Climate change is a serious problem, but the solutions are a joke

Subsidy-suckers always seem 'just about' to be cost-effective

I've also been hugely confused by the arguments being put forward by the solar PV industry. Now this is something I know enough to be dangerous about, my day job involving supplying the weird metals required to build such things. (Just one little amusement for you. We're told that solar PV is local, very good local is. But they don't tell you that gallium and germanium from China or Russia is needed to dope the silicon versions, or that the vast majority of the world's tellurium for the Cd/Te type is processed in the Philippines... indeed, actually collected from the world's copper mines by a near global monopolist, II-IV Corporation. Very local such a globalised trade and monopoly is ...)

We're constantly told that solar PV is going to be grid equivalent (ie, cost the same at the point of use as getting coal produced 'leccie from the grid) very soon now. Indeed, the more the speaker is a PV booster, the sooner that date seems to be. So, err, why are the subsidies needed? Modern industry just doesn't turn on a sixpence, if we've built up the momentum needed to get solar PV to being economic in some three (no, really some claim this) years' time, then this is going to happen whether or not today's installations get five or 10 times the current retail cost of that 'leccie.

The nearer the horizon for that price point, where solar PV will be installed as a matter of choice, the less the argument for subsidy. For it's the subsidies we paid a decade or more ago that have accelerated the industry to this point: yet the near term economic switching point is used as the clinching argument for why we should have whacking great subsidies for the next 20 years.

Why?

I can't help feeling that we're in the grips of that great political problem, somethingmustbedoneness.
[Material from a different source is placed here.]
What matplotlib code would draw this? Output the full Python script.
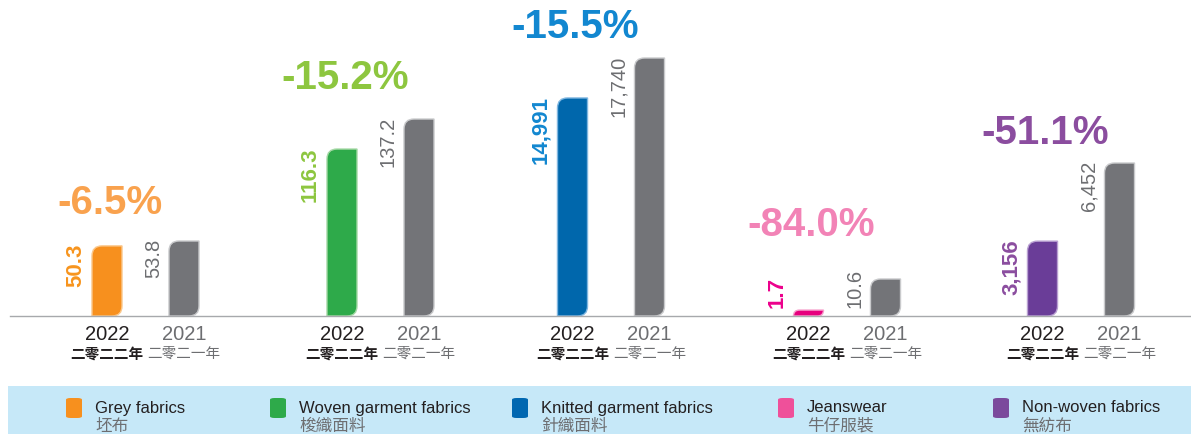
import matplotlib
matplotlib.use("Agg")
import matplotlib.pyplot as plt
from matplotlib.path import Path
from matplotlib.patches import PathPatch, FancyBboxPatch
from matplotlib.transforms import IdentityTransform
from matplotlib.lines import Line2D

# ---------------- data ----------------
categories_en = ["Grey fabrics", "Woven garment fabrics", "Knitted garment fabrics", "Jeanswear", "Non-woven fabrics"]
categories_zh = ["坯布", "梭織面料", "針織面料", "牛仔服裝", "無紡布"]
values_2022 = [50.3, 116.3, 14991, 1.7, 3156]
values_2021 = [53.8, 137.2, 17740, 10.6, 6452]
labels_2022 = ["50.3", "116.3", "14,991", "1.7", "3,156"]
labels_2021 = ["53.8", "137.2", "17,740", "10.6", "6,452"]
pct_labels = ["-6.5%", "-15.2%", "-15.5%", "-84.0%", "-51.1%"]
year_labels = ["2022", "2021"]
year_labels_zh = ["二零二二年", "二零二一年"]

# ---------------- style / layout ----------------
bar_colors = ["#F7901E", "#2EAA4A", "#0067AC", "#E6007E", "#6A3D98"]
bar_edges = ["#FBC98E", "#A6D9A6", "#7FB6E0", "#F6A0CC", "#B9A0D2"]
label_colors = ["#F7941D", "#8DC63F", "#1287D0", "#EC008C", "#8B4D9F"]
pct_colors = ["#F9A24E", "#8DC63F", "#1287D0", "#F283B6", "#8B4D9F"]
legend_colors = ["#F7901E", "#2EAA4A", "#0067B1", "#EF509A", "#7B4A9C"]
gray_bar = "#737478"
gray_edge = "#C9CACC"
gray_text = "#6D6E71"

W, H, DPI = 1191, 434, 100
base_px = 316            # baseline, pixels from top
ax_lefts = [30, 265, 495.5, 731.5, 965.5]
ax_width = 231
ymax = [226.7, 220.1, 21728, 90.5, 13326]   # per-group vertical scale
pct_gap = [38, 41, 31, 54, 30]               # px above tallest bar
legend_x = [66, 270, 512, 778, 993]

plt.rcParams['font.family'] = ['Liberation Sans', 'Noto Sans CJK TC', 'DejaVu Sans']

fig = plt.figure(figsize=(W / DPI, H / DPI), dpi=DPI)
fig.patch.set_facecolor("white")
PT = 72.0 / DPI   # points per pixel


def fx(px):
    return px / W


def fy(py_from_top):
    return 1 - py_from_top / H


def leaf_path(x0, y0, x1, y1, r):
    r = min(r, (y1 - y0) / 1.0, (x1 - x0) / 2)
    verts = [(x0, y0), (x1 - r, y0), (x1, y0), (x1, y0 + r), (x1, y1),
             (x0 + r, y1), (x0, y1), (x0, y1 - r), (x0, y0)]
    codes = [Path.MOVETO, Path.LINETO, Path.CURVE3, Path.CURVE3, Path.LINETO,
             Path.LINETO, Path.CURVE3, Path.CURVE3, Path.CLOSEPOLY]
    return Path(verts, codes)


axes = []
for g in range(5):
    ax = fig.add_axes([fx(ax_lefts[g]), fy(base_px), fx(ax_width), base_px / H])
    ax.set_xlim(-1, 2)
    ax.set_ylim(0, ymax[g])
    ax.axis("off")
    axes.append(ax)

# baseline
fig.add_artist(Line2D([fx(10), 1.0], [fy(base_px), fy(base_px)], color="#A7A9AC", lw=1.0))

value_texts = []
for g, ax in enumerate(axes):
    bars = ax.bar([0, 1], [values_2022[g], values_2021[g]], width=0.39,
                  color=[bar_colors[g], gray_bar])
    fills = [bar_colors[g], gray_bar]
    edges = [bar_edges[g], gray_edge]
    for i, b in enumerate(bars):
        b.set_visible(False)
        (x0, y0), (x1, y1) = ax.transData.transform([(b.get_x(), 0), (b.get_x() + b.get_width(), b.get_height())])
        p = PathPatch(leaf_path(x0, y0, x1, y1, 10), facecolor=fills[i], edgecolor=edges[i],
                      lw=1.0, transform=IdentityTransform(), clip_on=False)
        fig.add_artist(p)

    # value labels
    for i, (val, txt) in enumerate(zip([values_2022[g], values_2021[g]], [labels_2022[g], labels_2021[g]])):
        bx = i - 0.39 / 2
        if i == 0:
            kw = dict(color=label_colors[g], fontsize=16, fontweight="bold")
        else:
            kw = dict(color=gray_text, fontsize=14.5)
        t = ax.annotate(txt, (bx, val), xytext=(-6 * PT, 2 * PT), textcoords="offset points",
                        rotation=90, ha="right", va="top", annotation_clip=False, **kw)
        value_texts.append((ax, t, bx))

    # percentage
    top = max(values_2022[g], values_2021[g])
    ax.annotate(pct_labels[g], (0.04, top), xytext=(0, pct_gap[g] * PT), textcoords="offset points",
                ha="center", va="center", fontsize=29, fontweight="bold", color=pct_colors[g],
                annotation_clip=False)

    # year labels
    for i in range(2):
        c = "#231F20" if i == 0 else gray_text
        ax.annotate(year_labels[i], (i, 0), xytext=(0, -18 * PT), textcoords="offset points",
                    ha="center", va="center", fontsize=14.5, color=c, annotation_clip=False)
        ax.annotate(year_labels_zh[i], (i, 0), xytext=(0, -38 * PT), textcoords="offset points",
                    ha="center", va="center", fontsize=10.5, color=c,
                    fontweight="bold" if i == 0 else "normal",
                    family=["Noto Sans CJK TC", "DejaVu Sans"], annotation_clip=False)

# short bars: keep value labels clear of the baseline
fig.canvas.draw()
renderer = fig.canvas.get_renderer()
for ax, t, bx in value_texts:
    bb = t.get_window_extent(renderer)
    base_disp = ax.transData.transform((0, 0))[1]
    if bb.y0 < base_disp + 8:
        t.xy = (bx, 0)
        t.set_va("bottom")
        t.set_position((-6 * PT, 8 * PT))

# legend band
band = FancyBboxPatch((fx(8), 0), 1 - fx(8), fy(386), boxstyle="square,pad=0",
                      transform=fig.transFigure, facecolor="#C6E8F8", edgecolor="none")
fig.add_artist(band)
for k in range(5):
    sw = FancyBboxPatch((fx(legend_x[k]), fy(418)), fx(16), 20 / H,
                        boxstyle="round,pad=0,rounding_size=0.004", transform=fig.transFigure,
                        facecolor=legend_colors[k], edgecolor="none")
    fig.add_artist(sw)
    fig.text(fx(legend_x[k] + 29), fy(408), categories_en[k], fontsize=12, color="#231F20",
             ha="left", va="center")
    fig.text(fx(legend_x[k] + 29), fy(426), categories_zh[k], fontsize=12, color=gray_text,
             ha="left", va="center", family=["Noto Sans CJK TC", "DejaVu Sans"])

fig.savefig("out.png", dpi=DPI, facecolor="white")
Climate change is real so something must be done. This is something: windmills and spraying money at solar. Therefore we must spray money at windmills and solar. This isn't unusual in politics at all, but given if we accept the first premise, that climate change really is a problem we must do something about, shouldn't we hope for rather better?

My suspicion is that there have been various people around who wanted us to go for local energy systems, low-level energy consumption, whether climate change was or is a problem. And when political attention turned to the thought that it is such, they were the only people actually ready with a plan. So that's what we've got locked into doing.

Take this exchange for example, from George Monbiot:

Last week I argued about these issues with Caroline Lucas. She is one of my heroes, and the best thing to have happened to parliament since time immemorial. But this doesn't mean that she can't be wildly illogical when she chooses.

When I raised the issue of the feed-in tariff, she pointed out that the difference between subsidising nuclear power and subsidising solar power is that nuclear is a mature technology and solar is not. In that case, I asked, would she support research into thorium reactors, which could provide a much safer and cheaper means of producing nuclear power? No, she told me, because thorium reactors are not a proven technology. Words fail me.

To subsidise one uneconomic and unproven technology but not another, both equally capable of solving the problem supposedly under discussion, non-carbon (or rather low-carbon, there are no non-carbon systems) energy generation, well, there's at least a soupcon of a suspicion that the choice there is being made on ideological, not practical grounds.

That there's a bandwagon being leapt aboard. We might even posit that large scale thorium usage would lead to lots of cheap power and that a devotee of a localised, near peasant, lifestyle like Ms Lucas would prefer there be no solution rather than one which allows the continued existence of a large scale industrialised society. Perhaps I'm being unkind here but that is what it seems like.